Is it not possible to call C++ operators manually?

Arvin picture Arvin · Aug 29, 2011 · Viewed 9k times · Source

I'm trying to understand operators in C++ more carefully.

I know that operators in C++ are basically just functions. What I don't get is, what does the function look like?

Take for example:

int x = 1;
int y = 2;
int z = x + y;

How does the last line translate? Is it:

1. int z = operator+(x,y);

or

2. int z = x.operator+(y);?

When I tried both of them, the compiler errors. Am I calling them wrong or are operators in C++ not allowed to be called directly?

Answer

In silico picture In silico · Aug 29, 2011

Using C++ standardese, the function call syntax (operator+(x, y) or x.operator+(y)) works only for operator functions:

13.5 Overloaded operators [over.oper]

4. Operator functions are usually not called directly; instead they are invoked to evaluate the operators they implement (13.5.1 - 13.5.7).
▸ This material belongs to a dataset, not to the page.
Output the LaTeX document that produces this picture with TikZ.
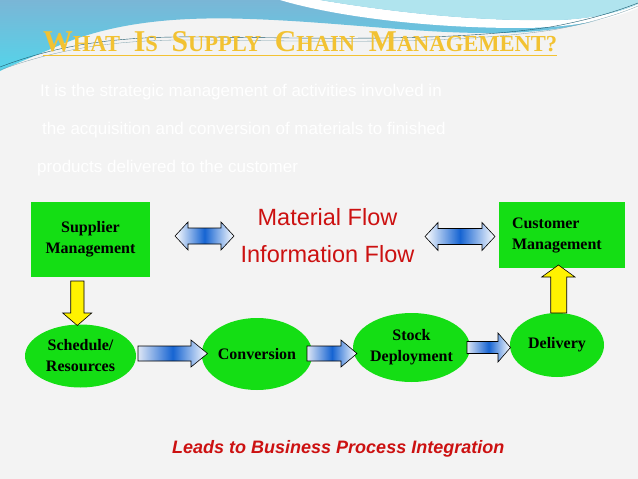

They can be explicitly called, however, using the operator-function-id as the name of the function in the function call syntax (5.2.2). [Example:

    complex z = a.operator+(b); // complex z = a+b;
    void* p = operator new(sizeof(int)*n);

—end example]

And operator functions require at least one parameter that is a class type or an enumeration type:

13.5 Overloaded operators [over.oper]

6. An operator function shall either be a non-static member function or be a non-member function and have at least one parameter whose type is a class, a reference to a class, an enumeration, or a reference to an enumeration.

That implies that an operator function operator+() that only takes ints cannot exist per 13.5/6. And you obviously can't use the function call syntax on an operator function that can't exist.